Written problem: Your task is to repeat the entries underneath exactly, minus the pictures.

======

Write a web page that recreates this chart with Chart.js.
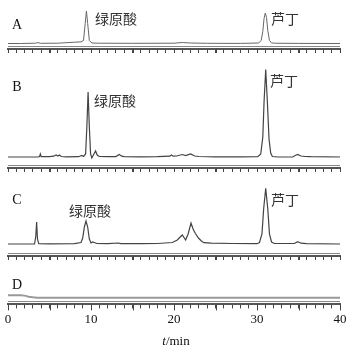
<!DOCTYPE html>
<html>
<head>
<meta charset="utf-8">
<script src="https://cdn.jsdelivr.net/npm/chart.js@4/dist/chart.umd.min.js"></script>
<style>
  body { margin: 0; width: 354px; height: 356px; background: #fff; position: relative; overflow: hidden; }
  canvas { position: absolute; left: 0; }
  .lbl { position: absolute; transform: translate(-50%, -50%); white-space: nowrap; line-height: 1; }
  .ltr { font: 14px 'Liberation Serif', serif; color: #111; }
  .cn { font: 14px 'Noto Sans CJK SC', sans-serif; color: #333; }
</style>
</head>
<body>
<canvas id="pA" width="354" height="53" style="top:0"></canvas>
<canvas id="pB" width="354" height="116" style="top:56px"></canvas>
<canvas id="pC" width="354" height="85" style="top:175px"></canvas>
<canvas id="pD" width="354" height="88" style="top:268px"></canvas>

<div class="lbl ltr" style="left:17px;top:25px">A</div>
<div class="lbl ltr" style="left:17px;top:87px">B</div>
<div class="lbl ltr" style="left:17px;top:200px">C</div>
<div class="lbl ltr" style="left:17px;top:285px">D</div>
<div class="lbl cn" style="left:116px;top:18px">绿原酸</div>
<div class="lbl cn" style="left:285px;top:18px">芦丁</div>
<div class="lbl cn" style="left:115px;top:100px">绿原酸</div>
<div class="lbl cn" style="left:284px;top:80px">芦丁</div>
<div class="lbl cn" style="left:90px;top:210px">绿原酸</div>
<div class="lbl cn" style="left:285px;top:199px">芦丁</div>
<div class="lbl ltr" style="left:176px;top:341px;font-size:13px"><i>t</i>/min</div>

<script>
// 保留时间 (min) 与相对信号 (各图基线为 0)
const timesA = [0, 1.5, 3.3, 3.6, 3.9, 6, 7, 8, 8.8, 9.1, 9.3, 9.45, 9.6, 9.8, 10.1, 11, 15, 20, 21, 22, 24, 28,
  30.2, 30.5, 30.7, 30.85, 31.0, 31.15, 31.3, 31.5, 31.75, 32.1, 35, 40];
const signalA = [0, 0, 0.3, 0.9, 0.2, 0.3, 0.8, 1.3, 1.6, 3, 20, 32.5, 20, 3, 0.5, 0.3, 0.2, 0.3, 1, 0.5, 0.2, 0.1,
  0.5, 3, 12, 25, 30.5, 26, 13, 3, 0.6, 0.3, 0.1, 0];

const timesB = [0, 3.6, 3.8, 3.9, 4.0, 5, 5.5, 5.8, 6.0, 6.2, 6.4, 7, 8.5, 8.9, 9.1, 9.35, 9.5, 9.65, 9.8, 9.95,
  10.1, 10.35, 10.55, 10.75, 11, 12, 13, 13.4, 13.7, 14, 16, 18, 19.5, 19.7, 19.9, 20.3, 21, 21.4, 22, 22.5, 23,
  25, 28, 30.1, 30.45, 30.7, 30.85, 31.05, 31.25, 31.45, 31.65, 31.85, 32.5, 34.3, 34.6, 34.9, 35.3, 35.8, 36.5, 40];
const signalB = [0, 0, 0.5, 3, 0.3, 0.3, 0.8, 2, 1, 2, 0.5, 0.2, 0.3, 1.5, 0.5, 3, 30, 65, 30, 3,
  -1, 3, 6, 2, 0.5, 0.3, 0.4, 2.5, 0.8, 0.3, 0.2, 0.3, 0.8, 2, 0.8, 1, 2.5, 1.5, 3, 1, 0.5,
  0.2, 0.1, 0.3, 3, 20, 55, 87.5, 55, 18, 4, 0.5, 0, 0, 1.5, 2.5, 1, 0.5, 0.3, 0];

const timesC = [0, 3.2, 3.35, 3.45, 3.55, 3.7, 5, 8, 8.8, 9.0, 9.2, 9.4, 9.6, 9.8, 10.0, 10.2, 10.4, 10.7, 12,
  13.3, 13.6, 16, 18, 19.8, 20.4, 20.8, 21.0, 21.4, 21.7, 22.05, 22.3, 22.56, 22.97, 23.3, 23.6, 24.5, 27, 30,
  30.3, 30.6, 30.8, 31.05, 31.3, 31.5, 31.75, 32.1, 34.5, 34.9, 35.3, 36, 40];
const signalC = [0, 0, 8, 22, 5, 0.3, 0.2, 0.3, 1.5, 6, 17, 23, 17, 5, 1, 2, 1.5, 0.5, 0.3,
  1, 0.3, 0.3, 0.5, 1.5, 4, 7.5, 9, 4, 10, 21, 15, 10.7, 5.7, 3, 1.3, 0.8, 0.5, 0.3,
  1.5, 10, 35, 55.7, 35, 10, 2, 0.5, 0.5, 2.3, 0.8, 0.3, 0];

const timesD = [0, 1.5, 2, 2.5, 3, 3.5, 5, 40];
const signalD = [2.7, 2.7, 2.4, 1.3, 0.6, 0.2, 0, 0];

const xTickLabels = [0, 10, 20, 30, 40];

// 轴线: 粗线上方细线 + 每 5 min 长刻度
const axisMarks = {
  id: 'axisMarks',
  afterDraw(chart) {
    const { ctx, chartArea, scales } = chart;
    const x = scales.x;
    ctx.save();
    ctx.lineWidth = 1;
    ctx.strokeStyle = '#888';
    ctx.beginPath();
    ctx.moveTo(chartArea.left, Math.round(chartArea.bottom) - 2.5);
    ctx.lineTo(chartArea.right, Math.round(chartArea.bottom) - 2.5);
    ctx.stroke();
    ctx.strokeStyle = '#444';
    ctx.beginPath();
    for (let v = 0; v <= 40; v += 5) {
      const px = Math.round(x.getPixelForValue(v)) + 0.5;
      ctx.moveTo(px, chartArea.bottom);
      ctx.lineTo(px, chartArea.bottom + 6);
    }
    ctx.stroke();
    ctx.restore();
  }
};

function makePanel(id, times, signal, yMin, yMax, opts = {}) {
  const points = times.map((t, i) => ({ x: t, y: signal[i] }));
  return new Chart(document.getElementById(id), {
    type: 'line',
    data: {
      datasets: [{
        data: points,
        borderColor: opts.color || '#444',
        borderWidth: opts.width || 1.2,
        pointRadius: 0,
        tension: 0,
        fill: false
      }]
    },
    options: {
      responsive: false,
      animation: false,
      devicePixelRatio: 1,
      layout: { padding: { left: 8, right: 14, top: 0, bottom: opts.padBottom || 0 } },
      plugins: { legend: { display: false }, tooltip: { enabled: false } },
      scales: {
        x: {
          type: 'linear',
          min: 0,
          max: 40,
          border: { display: true, color: '#555', width: 2 },
          grid: { drawOnChartArea: false, drawTicks: true, tickLength: 4, tickColor: '#444', tickWidth: 1 },
          ticks: {
            display: !!opts.labels,
            stepSize: 1,
            autoSkip: false,
            maxRotation: 0,
            padding: 3,
            color: '#111',
            font: { family: "'Liberation Serif', serif", size: 13 },
            callback: v => xTickLabels.includes(v) ? String(v) : ''
          }
        },
        y: { display: false, min: yMin, max: yMax }
      }
    },
    plugins: [axisMarks]
  });
}

makePanel('pA', timesA, signalA, -5.5, 43.5, { color: '#666', width: 1 });
makePanel('pB', timesB, signalB, -11, 101);
makePanel('pC', timesC, signalC, -12, 69);
makePanel('pD', timesD, signalD, -7, 32, { color: '#999', width: 2, labels: true, padBottom: 26 });
</script>
</body>
</html>
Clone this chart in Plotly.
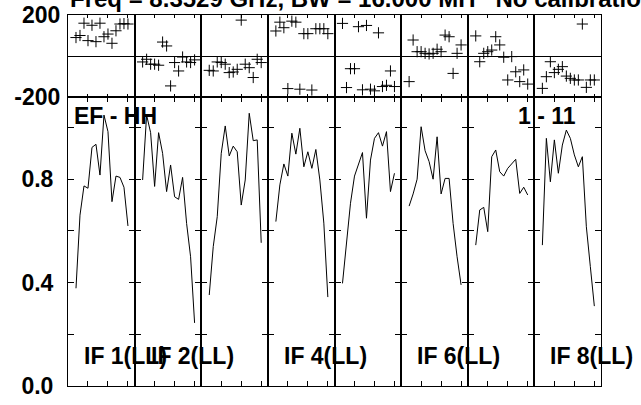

======

Reply to the task:
Write a web page that recreates this chart with Chart.js.
<!DOCTYPE html>
<html>
<head>
<meta charset="utf-8">
<script src="https://cdn.jsdelivr.net/npm/chart.js@4/dist/chart.umd.min.js"></script>
<style>
  body { margin: 0; width: 354px; height: 356px; background: #fff; position: relative; overflow: hidden; }
  canvas { position: absolute; left: 0; }
  .lbl { position: absolute; transform: translate(-50%, -50%); white-space: nowrap; line-height: 1; }
  .ltr { font: 14px 'Liberation Serif', serif; color: #111; }
  .cn { font: 14px 'Noto Sans CJK SC', sans-serif; color: #333; }
</style>
</head>
<body>
<canvas id="pA" width="354" height="53" style="top:0"></canvas>
<canvas id="pB" width="354" height="116" style="top:56px"></canvas>
<canvas id="pC" width="354" height="85" style="top:175px"></canvas>
<canvas id="pD" width="354" height="88" style="top:268px"></canvas>

<div class="lbl ltr" style="left:17px;top:25px">A</div>
<div class="lbl ltr" style="left:17px;top:87px">B</div>
<div class="lbl ltr" style="left:17px;top:200px">C</div>
<div class="lbl ltr" style="left:17px;top:285px">D</div>
<div class="lbl cn" style="left:116px;top:18px">绿原酸</div>
<div class="lbl cn" style="left:285px;top:18px">芦丁</div>
<div class="lbl cn" style="left:115px;top:100px">绿原酸</div>
<div class="lbl cn" style="left:284px;top:80px">芦丁</div>
<div class="lbl cn" style="left:90px;top:210px">绿原酸</div>
<div class="lbl cn" style="left:285px;top:199px">芦丁</div>
<div class="lbl ltr" style="left:176px;top:341px;font-size:13px"><i>t</i>/min</div>

<script>
// 保留时间 (min) 与相对信号 (各图基线为 0)
const timesA = [0, 1.5, 3.3, 3.6, 3.9, 6, 7, 8, 8.8, 9.1, 9.3, 9.45, 9.6, 9.8, 10.1, 11, 15, 20, 21, 22, 24, 28,
  30.2, 30.5, 30.7, 30.85, 31.0, 31.15, 31.3, 31.5, 31.75, 32.1, 35, 40];
const signalA = [0, 0, 0.3, 0.9, 0.2, 0.3, 0.8, 1.3, 1.6, 3, 20, 32.5, 20, 3, 0.5, 0.3, 0.2, 0.3, 1, 0.5, 0.2, 0.1,
  0.5, 3, 12, 25, 30.5, 26, 13, 3, 0.6, 0.3, 0.1, 0];

const timesB = [0, 3.6, 3.8, 3.9, 4.0, 5, 5.5, 5.8, 6.0, 6.2, 6.4, 7, 8.5, 8.9, 9.1, 9.35, 9.5, 9.65, 9.8, 9.95,
  10.1, 10.35, 10.55, 10.75, 11, 12, 13, 13.4, 13.7, 14, 16, 18, 19.5, 19.7, 19.9, 20.3, 21, 21.4, 22, 22.5, 23,
  25, 28, 30.1, 30.45, 30.7, 30.85, 31.05, 31.25, 31.45, 31.65, 31.85, 32.5, 34.3, 34.6, 34.9, 35.3, 35.8, 36.5, 40];
const signalB = [0, 0, 0.5, 3, 0.3, 0.3, 0.8, 2, 1, 2, 0.5, 0.2, 0.3, 1.5, 0.5, 3, 30, 65, 30, 3,
  -1, 3, 6, 2, 0.5, 0.3, 0.4, 2.5, 0.8, 0.3, 0.2, 0.3, 0.8, 2, 0.8, 1, 2.5, 1.5, 3, 1, 0.5,
  0.2, 0.1, 0.3, 3, 20, 55, 87.5, 55, 18, 4, 0.5, 0, 0, 1.5, 2.5, 1, 0.5, 0.3, 0];

const timesC = [0, 3.2, 3.35, 3.45, 3.55, 3.7, 5, 8, 8.8, 9.0, 9.2, 9.4, 9.6, 9.8, 10.0, 10.2, 10.4, 10.7, 12,
  13.3, 13.6, 16, 18, 19.8, 20.4, 20.8, 21.0, 21.4, 21.7, 22.05, 22.3, 22.56, 22.97, 23.3, 23.6, 24.5, 27, 30,
  30.3, 30.6, 30.8, 31.05, 31.3, 31.5, 31.75, 32.1, 34.5, 34.9, 35.3, 36, 40];
const signalC = [0, 0, 8, 22, 5, 0.3, 0.2, 0.3, 1.5, 6, 17, 23, 17, 5, 1, 2, 1.5, 0.5, 0.3,
  1, 0.3, 0.3, 0.5, 1.5, 4, 7.5, 9, 4, 10, 21, 15, 10.7, 5.7, 3, 1.3, 0.8, 0.5, 0.3,
  1.5, 10, 35, 55.7, 35, 10, 2, 0.5, 0.5, 2.3, 0.8, 0.3, 0];

const timesD = [0, 1.5, 2, 2.5, 3, 3.5, 5, 40];
const signalD = [2.7, 2.7, 2.4, 1.3, 0.6, 0.2, 0, 0];

const xTickLabels = [0, 10, 20, 30, 40];

// 轴线: 粗线上方细线 + 每 5 min 长刻度
const axisMarks = {
  id: 'axisMarks',
  afterDraw(chart) {
    const { ctx, chartArea, scales } = chart;
    const x = scales.x;
    ctx.save();
    ctx.lineWidth = 1;
    ctx.strokeStyle = '#888';
    ctx.beginPath();
    ctx.moveTo(chartArea.left, Math.round(chartArea.bottom) - 2.5);
    ctx.lineTo(chartArea.right, Math.round(chartArea.bottom) - 2.5);
    ctx.stroke();
    ctx.strokeStyle = '#444';
    ctx.beginPath();
    for (let v = 0; v <= 40; v += 5) {
      const px = Math.round(x.getPixelForValue(v)) + 0.5;
      ctx.moveTo(px, chartArea.bottom);
      ctx.lineTo(px, chartArea.bottom + 6);
    }
    ctx.stroke();
    ctx.restore();
  }
};

function makePanel(id, times, signal, yMin, yMax, opts = {}) {
  const points = times.map((t, i) => ({ x: t, y: signal[i] }));
  return new Chart(document.getElementById(id), {
    type: 'line',
    data: {
      datasets: [{
        data: points,
        borderColor: opts.color || '#444',
        borderWidth: opts.width || 1.2,
        pointRadius: 0,
        tension: 0,
        fill: false
      }]
    },
    options: {
      responsive: false,
      animation: false,
      devicePixelRatio: 1,
      layout: { padding: { left: 8, right: 14, top: 0, bottom: opts.padBottom || 0 } },
      plugins: { legend: { display: false }, tooltip: { enabled: false } },
      scales: {
        x: {
          type: 'linear',
          min: 0,
          max: 40,
          border: { display: true, color: '#555', width: 2 },
          grid: { drawOnChartArea: false, drawTicks: true, tickLength: 4, tickColor: '#444', tickWidth: 1 },
          ticks: {
            display: !!opts.labels,
            stepSize: 1,
            autoSkip: false,
            maxRotation: 0,
            padding: 3,
            color: '#111',
            font: { family: "'Liberation Serif', serif", size: 13 },
            callback: v => xTickLabels.includes(v) ? String(v) : ''
          }
        },
        y: { display: false, min: yMin, max: yMax }
      }
    },
    plugins: [axisMarks]
  });
}

makePanel('pA', timesA, signalA, -5.5, 43.5, { color: '#666', width: 1 });
makePanel('pB', timesB, signalB, -11, 101);
makePanel('pC', timesC, signalC, -12, 69);
makePanel('pD', timesD, signalD, -7, 32, { color: '#999', width: 2, labels: true, padBottom: 26 });
</script>
</body>
</html>
Clone this chart in Plotly.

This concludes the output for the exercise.